It’s easy to feel like just a small cog in a very complex machine when you’re a low-level worker. Employers try to counter this feeling of having a limited career horizon by promising raises and promotions — a hint that you won’t remain a small cog for long, and there’s a bigger and brighter future for you if you just stick with it and grow with the company. But a new survey shows that many of these promises ring hollow, and the majority of American workers have experienced what’s called “ghost growth,” where their employer has promised advancement of one type or another, and then simply failed to follow through. There are lessons to be learned from this for your company, primarily how to avoid damaging employee morale.
The data, from San Francisco-based resume platform MyPerfectResume, found that fully 65 percent of U.S. workers surveyed said they’d suffered ghost growth at one time or another. Essentially this means that two in every three workers have been promised advancement, and may have been handed expanded duties or authority, but without any meaningful changes to their jobs, such as significant pay raises, HRDive reports.
Digging into the details, the study confirms that 78 percent of the 1,000 workers questioned said they’d been assigned new duties without getting a raise or promotion. Over half said they’d been promised promotions that never materialized, and over a third complained that they’d been given an increased workload as part of this process but had not been given a raise. Only 15 percent of people said they’d received a raise in the past year that matched their ever-growing duty list. And 35 percent — more than one in three people — said they’d never been properly compensated for additional workloads.
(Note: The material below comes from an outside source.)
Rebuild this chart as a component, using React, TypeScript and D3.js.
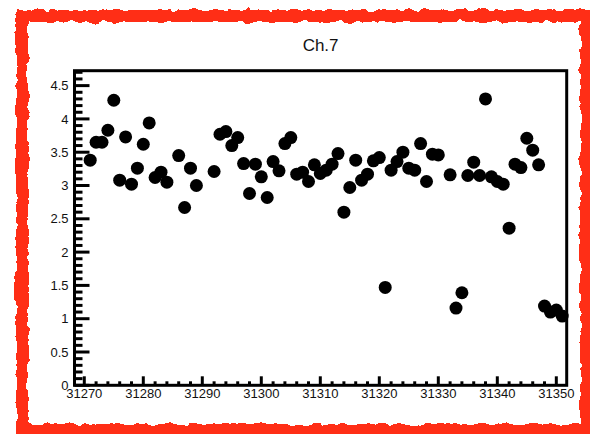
import React from "react";
import * as d3 from "d3";

const runs: number[] = [
  31271, 31272, 31273, 31274, 31275, 31276, 31277, 31278, 31279, 31280,
  31281, 31282, 31283, 31284, 31286, 31287, 31288, 31289, 31292, 31293,
  31294, 31295, 31296, 31297, 31298, 31299, 31300, 31301, 31302, 31303,
  31304, 31305, 31306, 31307, 31308, 31309, 31310, 31311, 31312, 31313,
  31314, 31315, 31316, 31317, 31318, 31319, 31320, 31321, 31322, 31323,
  31324, 31325, 31326, 31327, 31328, 31329, 31330, 31332, 31333, 31334,
  31335, 31336, 31337, 31338, 31339, 31340, 31341, 31342, 31343, 31344,
  31345, 31346, 31347, 31348, 31349, 31350, 31351,
];

const values: number[] = [
  3.38, 3.65, 3.65, 3.83, 4.28, 3.08, 3.73, 3.02, 3.26, 3.62,
  3.94, 3.12, 3.2, 3.05, 3.45, 2.67, 3.26, 3.0, 3.21, 3.77,
  3.81, 3.6, 3.72, 3.33, 2.88, 3.32, 3.13, 2.82, 3.36, 3.22,
  3.63, 3.72, 3.17, 3.2, 3.06, 3.31, 3.18, 3.23, 3.32, 3.48,
  2.6, 2.97, 3.38, 3.08, 3.17, 3.37, 3.42, 1.47, 3.23, 3.36,
  3.5, 3.26, 3.23, 3.63, 3.06, 3.47, 3.46, 3.16, 1.16, 1.39,
  3.15, 3.35, 3.15, 4.3, 3.13, 3.06, 3.02, 2.36, 3.32, 3.27,
  3.71, 3.53, 3.31, 1.19, 1.1, 1.13, 1.04,
];

const title = "Ch.7";
const xDomain: [number, number] = [31268.34, 31351.76];
const yDomain: [number, number] = [0, 4.724];
const xMajorTicks: number[] = [31270, 31280, 31290, 31300, 31310, 31320, 31330, 31340, 31350];
const yMajorTicks: number[] = [0, 0.5, 1, 1.5, 2, 2.5, 3, 3.5, 4, 4.5];
const yTickLabels: string[] = ["0", "0.5", "1", "1.5", "2", "2.5", "3", "3.5", "4", "4.5"];

const W = 590;
const H = 434;
const L = 74.5;
const R = 566.7;
const T = 70.7;
const B = 385.3;
const FONT = "'Liberation Sans', Arial, Helvetica, sans-serif";

export default function App() {
  const x = d3.scaleLinear().domain(xDomain).range([L, R]);
  const y = d3.scaleLinear().domain(yDomain).range([B, T]);

  const yMinor = d3.range(0, yDomain[1], 0.1).filter(
    (v) => Math.abs(v * 2 - Math.round(v * 2)) > 1e-6
  );
  const xMinor = d3
    .range(31268, xDomain[1], 2)
    .filter((v) => v >= xDomain[0] && v % 10 !== 0);

  return (
    <svg
      width={W}
      height={H}
      style={{ position: "absolute", left: 0, top: 0, background: "#fff" }}
    >
      <defs>
        <filter id="rough" x="-5%" y="-5%" width="110%" height="110%">
          <feTurbulence type="fractalNoise" baseFrequency="0.09" numOctaves={3} seed={3} result="n" />
          <feDisplacementMap in="SourceGraphic" in2="n" scale={7} xChannelSelector="R" yChannelSelector="G" />
        </filter>
      </defs>
      <rect x={0} y={0} width={W} height={H} fill="#fff" />
      {/* hand-drawn red border */}
      <rect
        x={22}
        y={16}
        width={564}
        height={414}
        fill="none"
        stroke="#ff2d12"
        strokeWidth={12}
        filter="url(#rough)"
      />

      {/* title */}
      <text
        x={(L + R) / 2}
        y={51}
        textAnchor="middle"
        fontFamily={FONT}
        fontSize={17}
        fill="#111"
      >
        {title}
      </text>

      {/* points */}
      {runs.map((r, i) => (
        <circle key={r} cx={x(r)} cy={y(values[i])} r={6.5} fill="#000" />
      ))}

      {/* frame */}
      <rect x={L} y={T} width={R - L} height={B - T} fill="none" stroke="#000" strokeWidth={3} />

      {/* y ticks */}
      {yMinor.map((v) => (
        <line key={"ym" + v} x1={L} x2={L + 8} y1={y(v)} y2={y(v)} stroke="#000" strokeWidth={3} />
      ))}
      {yMajorTicks.map((v) => (
        <line key={"yM" + v} x1={L} x2={L + 15} y1={y(v)} y2={y(v)} stroke="#000" strokeWidth={3} />
      ))}
      {yMajorTicks.map((v, i) => (
        <text
          key={"yl" + v}
          x={68.5}
          y={y(v) + 4.6}
          textAnchor="end"
          fontFamily={FONT}
          fontSize={13}
          fill="#111"
        >
          {yTickLabels[i]}
        </text>
      ))}

      {/* x ticks */}
      {xMinor.map((v) => (
        <line key={"xm" + v} x1={x(v)} x2={x(v)} y1={B} y2={B - 4} stroke="#000" strokeWidth={3} />
      ))}
      {xMajorTicks.map((v) => (
        <line key={"xM" + v} x1={x(v)} x2={x(v)} y1={B} y2={B - 9} stroke="#000" strokeWidth={3} />
      ))}
      {xMajorTicks.map((v) => (
        <text
          key={"xl" + v}
          x={x(v)}
          y={397.5}
          textAnchor="middle"
          fontFamily={FONT}
          fontSize={13}
          fill="#111"
        >
          {String(v)}
        </text>
      ))}
    </svg>
  );
}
This phenomenon seems incredibly prevalent, which may explain why two in three of the survey respondents blamed their employer for taking part in “growth theater.” You can think of this as being like greenwashing (promising some eco-friendly credentials that are associated with a particular item or business process, in order to boost sales and the company’s image, even though there’s no meaningful benefit), but for career growth. Basically an employer goes through all the big-gesture motions of promising to help their staff’s career paths without actually intending to go through with much of it. This could look like offering training to a staff member who’s been given new, expanded responsibilities ,but then failing to promote them to a new job title or boost their salary.
The damage this bait-and-switch can cause is significant. Survey respondents noted how emotionally damaging ghost growth can be, with 53 percent saying it “looks like” their career is progressing, even as it actually doesn’t feel like it. And 49 percent of people say they’ve reached a plateau in their career and, as the report notes, “their company is trying to mask it with superficial opportunities.”
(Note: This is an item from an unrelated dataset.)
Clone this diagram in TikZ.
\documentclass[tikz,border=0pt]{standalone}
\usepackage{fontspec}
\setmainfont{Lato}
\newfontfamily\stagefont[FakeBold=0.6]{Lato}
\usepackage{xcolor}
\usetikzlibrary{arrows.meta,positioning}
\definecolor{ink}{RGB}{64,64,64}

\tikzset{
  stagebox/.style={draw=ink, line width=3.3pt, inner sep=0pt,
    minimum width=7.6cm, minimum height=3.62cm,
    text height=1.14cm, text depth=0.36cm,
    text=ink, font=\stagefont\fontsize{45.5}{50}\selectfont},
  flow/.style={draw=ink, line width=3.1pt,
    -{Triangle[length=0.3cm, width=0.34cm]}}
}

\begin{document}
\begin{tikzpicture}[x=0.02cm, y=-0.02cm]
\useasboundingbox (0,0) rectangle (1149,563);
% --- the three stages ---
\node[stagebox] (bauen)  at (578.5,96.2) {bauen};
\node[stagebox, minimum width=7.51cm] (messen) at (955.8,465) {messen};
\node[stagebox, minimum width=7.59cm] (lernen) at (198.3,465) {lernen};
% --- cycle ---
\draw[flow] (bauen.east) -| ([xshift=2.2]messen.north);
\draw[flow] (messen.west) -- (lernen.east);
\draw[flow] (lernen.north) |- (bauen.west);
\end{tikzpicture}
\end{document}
Promising someone recognition of some sort and then not following through can harm trust and, ultimately, even drive staff to look for work elsewhere if they feel they’re being exploited by their employer, or if their extra duties are burning them out. Nearly 7 in 10 people in the survey said they’d considered quitting due to ghost growth issues, and nearly 3 in 10 people had actually done so.
Losing these frustrated, disaffected employees can hurt a business beyond the departure of trained personnel and their expertise. It has an actual cost, from repeating the recruitment process, which increases the price tag through the extra time and effort required. This might be one reason why ghost growth happens, of course: conscious of their bottom line, and faced with a an important employee’s departure, some managers may be tempted to share out that person’s duties to their remaining colleagues, but not reward them accordingly.